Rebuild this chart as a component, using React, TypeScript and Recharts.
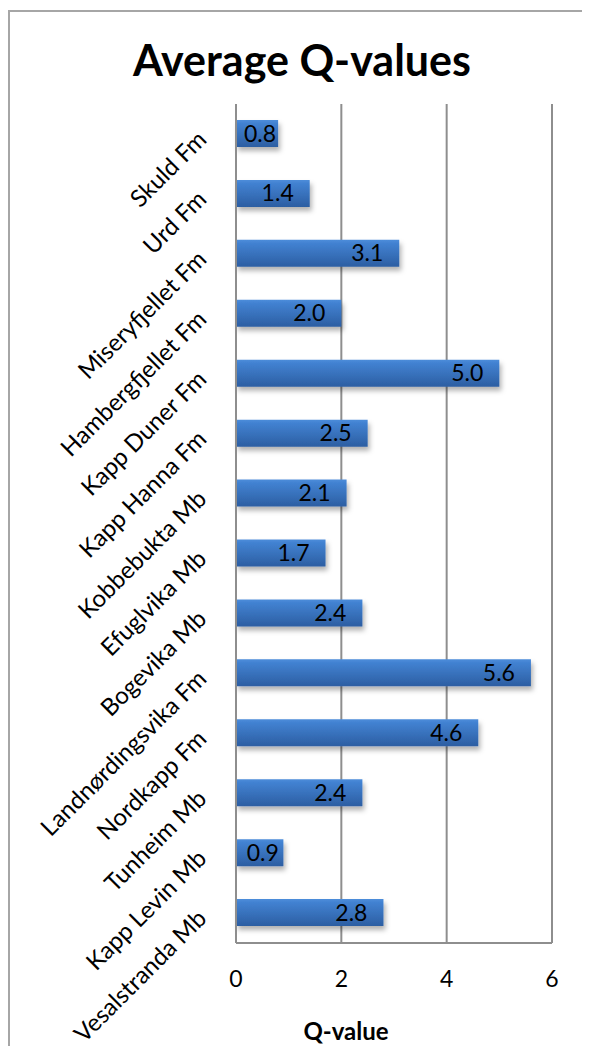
import { BarChart, Bar, XAxis, YAxis, CartesianGrid, LabelList } from "recharts"

const units = [
    "Skuld Fm",
    "Urd Fm",
    "Miseryfjellet Fm",
    "Hambergfjellet Fm",
    "Kapp Duner Fm",
    "Kapp Hanna Fm",
    "Kobbebukta Mb",
    "Efuglvika Mb",
    "Bogevika Mb",
    "Landnørdingsvika Fm",
    "Nordkapp Fm",
    "Tunheim Mb",
    "Kapp Levin Mb",
    "Vesalstranda Mb",
]

const qValues = [0.8, 1.4, 3.1, 2.0, 5.0, 2.5, 2.1, 1.7, 2.4, 5.6, 4.6, 2.4, 0.9, 2.8]

const xTicks = [0, 2, 4, 6]

const data = units.map((name, i) => ({ name, q: qValues[i] }))

const FONT = "Lato, 'Open Sans', sans-serif"
const GRID = "#8e8e8e"
const FRAME = "#a6a6a6"

function UnitTick(props: any) {
    const { x, y, payload } = props
    if (x == null || y == null || !payload) return null
    const ax = x - 20
    const ay = y + 7
    return (
        <text
            x={ax}
            y={ay}
            textAnchor="end"
            fontSize={24}
            fontFamily={FONT}
            fill="#000"
            transform={`rotate(-45, ${ax}, ${ay})`}
        >
            {payload.value}
        </text>
    )
}

function ValueLabel(props: any) {
    const { x, y, width, height, value } = props
    if (x == null || y == null || width == null || height == null) return null
    const txt = Number(value).toFixed(1)
    const textW = 34
    const pad = 16
    const small = width < textW + pad * 2
    return (
        <text
            x={small ? x + width / 2 + 3 : x + width - pad}
            y={y + height / 2 + 8}
            textAnchor={small ? "middle" : "end"}
            fontSize={23}
            fontFamily={FONT}
            fill="#000"
        >
            {txt}
        </text>
    )
}

export default function App() {
    return (
        <div style={{ position: "relative", width: 574, height: 1038 }}>
            <div
                style={{
                    position: "absolute",
                    left: -8,
                    top: -8,
                    width: 590,
                    height: 1054,
                    overflow: "hidden",
                }}
            >
                {/* chart frame: only left and top edges are in view */}
                <div style={{ position: "absolute", left: 8, top: 10, width: 2, height: 1044, background: FRAME }} />
                <div style={{ position: "absolute", left: 8, top: 10, width: 582, height: 2, background: FRAME }} />
                <BarChart
                    width={590}
                    height={1054}
                    data={data}
                    layout="vertical"
                    margin={{ top: 104, right: 38, bottom: 51, left: 0 }}
                    barSize={27}
                >
                    <defs>
                        <linearGradient id="barFill" x1="0" y1="0" x2="0" y2="1">
                            <stop offset="0%" stopColor="#4d8dda" />
                            <stop offset="12%" stopColor="#4282d2" />
                            <stop offset="100%" stopColor="#2c5ea2" />
                        </linearGradient>
                        <filter id="barShadow" x="-10%" y="-30%" width="130%" height="180%">
                            <feDropShadow dx="2" dy="4" stdDeviation="2.5" floodColor="#000" floodOpacity="0.3" />
                        </filter>
                    </defs>
                    <CartesianGrid horizontal={false} stroke={GRID} strokeWidth={2} />
                    <XAxis
                        type="number"
                        domain={[0, 6]}
                        ticks={xTicks}
                        tickLine={false}
                        axisLine={{ stroke: GRID, strokeWidth: 2 }}
                        tickMargin={22}
                        height={60}
                        tick={{ fontSize: 23, fontFamily: FONT, fill: "#000" }}
                    />
                    <YAxis
                        type="category"
                        dataKey="name"
                        width={236}
                        tickLine={false}
                        axisLine={{ stroke: GRID, strokeWidth: 2 }}
                        tick={<UnitTick />}
                        interval={0}
                    />
                    <Bar
                        dataKey="q"
                        fill="url(#barFill)"
                        filter="url(#barShadow)"
                        isAnimationActive={false}
                    >
                        <LabelList dataKey="q" content={<ValueLabel />} />
                    </Bar>
                </BarChart>
                <div
                    style={{
                        position: "absolute",
                        left: 0,
                        top: 38,
                        width: 590,
                        paddingLeft: 14,
                        boxSizing: "border-box",
                        textAlign: "center",
                        fontFamily: FONT,
                        fontWeight: "bold",
                        fontSize: 43,
                        lineHeight: 1,
                        color: "#000",
                        whiteSpace: "nowrap",
                    }}
                >
                    Average Q-values
                </div>
                <div
                    style={{
                        position: "absolute",
                        left: 346 - 70,
                        top: 1019,
                        width: 140,
                        textAlign: "center",
                        fontFamily: FONT,
                        fontWeight: "bold",
                        fontSize: 24,
                        lineHeight: 1,
                        color: "#000",
                    }}
                >
                    Q-value
                </div>
            </div>
        </div>
    )
}
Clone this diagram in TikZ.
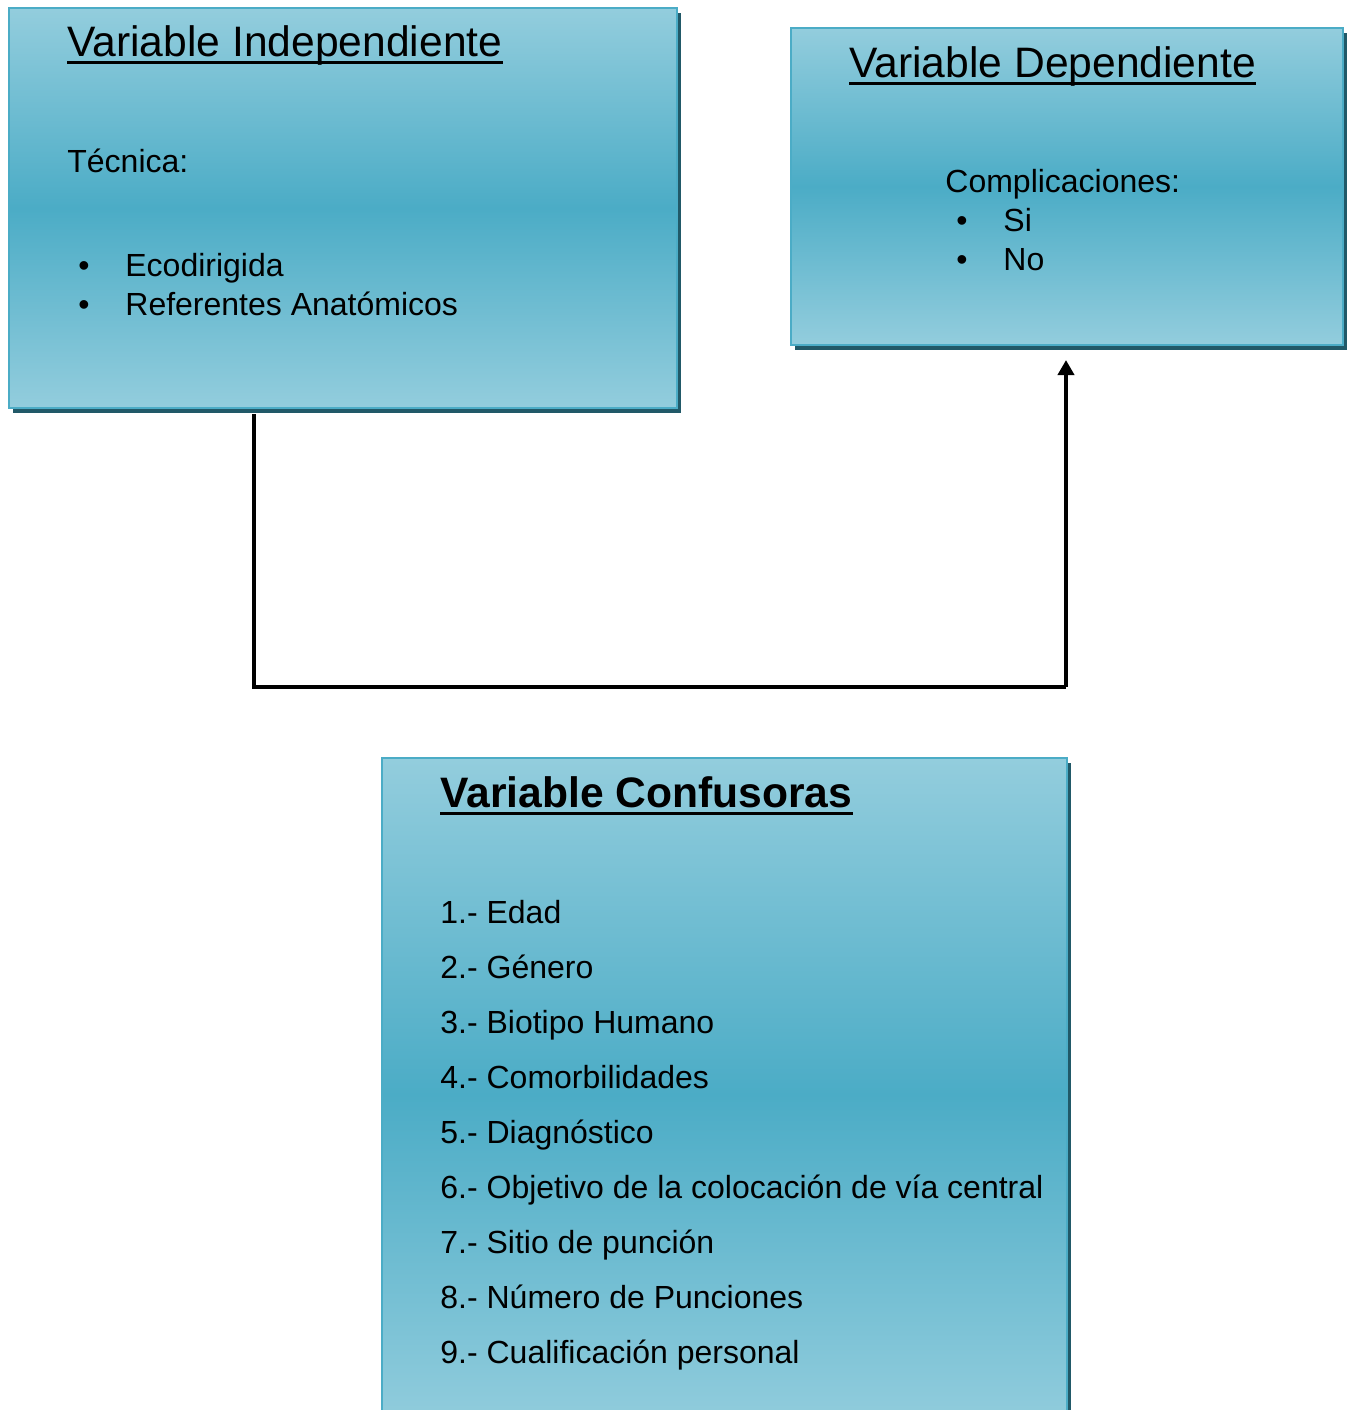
\documentclass[tikz,border=0pt]{standalone}
\usepackage{fontspec}
\setmainfont{Liberation Sans}
\usetikzlibrary{arrows.meta,shadows}
\definecolor{VLight}{RGB}{147,205,221}
\definecolor{VMid}{RGB}{75,172,198}
\definecolor{VShadow}{RGB}{33,89,104}
\tikzset{
  varbox/.style={draw=VMid, line width=1pt, anchor=north west, inner sep=0pt,
    top color=VLight, bottom color=VLight, middle color=VMid,
    drop shadow={shadow xshift=2pt, shadow yshift=-2.5pt, fill=VShadow, opacity=1}},
  boxtitle/.style={anchor=base west, inner sep=0pt, font=\fontsize{21.3}{25}\selectfont},
  boxtext/.style={anchor=base west, inner sep=0pt, font=\fontsize{16}{19}\selectfont},
  uline/.style={line width=1.5pt},
  link/.style={line width=2pt}
}

\begin{document}
\begin{tikzpicture}[x=0.5pt,y=-0.5pt]
\useasboundingbox (0,0) rectangle (1347,1410);

\node[varbox, minimum width=334pt, minimum height=200pt] (ind) at (8,7) {};
\node[varbox, minimum width=276pt, minimum height=158.5pt] (dep) at (790,27) {};
\node[varbox, minimum width=342.5pt, minimum height=336.5pt] (conf) at (381,757) {};

\coordinate (elbowL) at (254,687);
\coordinate (elbowR) at (1066,687);
\draw[link, shorten <=2.5pt] (ind.south -| elbowL) -- (elbowL) -- (elbowR);
\draw[link, -{Triangle[width=8pt,length=7.5pt]}, shorten >=7pt] (elbowR) -- (dep.south -| elbowR);

% independiente
\node[boxtitle] (indtitle) at (67,56) {Variable Independiente};
\draw[uline] ([yshift=-3pt]indtitle.base west) -- ([yshift=-3pt]indtitle.base east);
\node[boxtext] (tecnica) at (67,172) {Técnica:};
\foreach \txt [count=\i] in {Ecodirigida, Referentes Anatómicos} {
  \node[boxtext] (indb\i) at (78,237+39*\i) {\textbullet};
  \node[boxtext] (indt\i) at (125,237+39*\i) {\txt};
}

% dependiente
\node[boxtitle] (deptitle) at (849,77) {Variable Dependiente};
\draw[uline] ([yshift=-3pt]deptitle.base west) -- ([yshift=-3pt]deptitle.base east);
\node[boxtext] (compl) at (945,192) {Complicaciones:};
\foreach \txt [count=\i] in {Si, No} {
  \node[boxtext] (depb\i) at (956,192+39*\i) {\textbullet};
  \node[boxtext] (dept\i) at (1003,192+39*\i) {\txt};
}

% confusoras
\node[boxtitle, font=\fontsize{21.3}{25}\selectfont\bfseries] (conftitle) at (440,807) {Variable Confusoras};
\draw[uline] ([yshift=-3pt]conftitle.base west) -- ([yshift=-3pt]conftitle.base east);
\foreach \txt [count=\i] in {Edad, Género, Biotipo Humano, Comorbilidades, Diagnóstico,
    Objetivo de la colocación de vía central, Sitio de punción,
    Número de Punciones, Cualificación personal} {
  \node[boxtext] (conf\i) at (440,868+55.1*\i) {\i.- \txt};
}

\end{tikzpicture}
\end{document}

WHAT IS BEING ASKED: From the records given above, copy all lines containing "this".

EXERCISE RESULT:
Rebuild this chart as a component, using React, TypeScript and Recharts.
Clone this diagram in TikZ.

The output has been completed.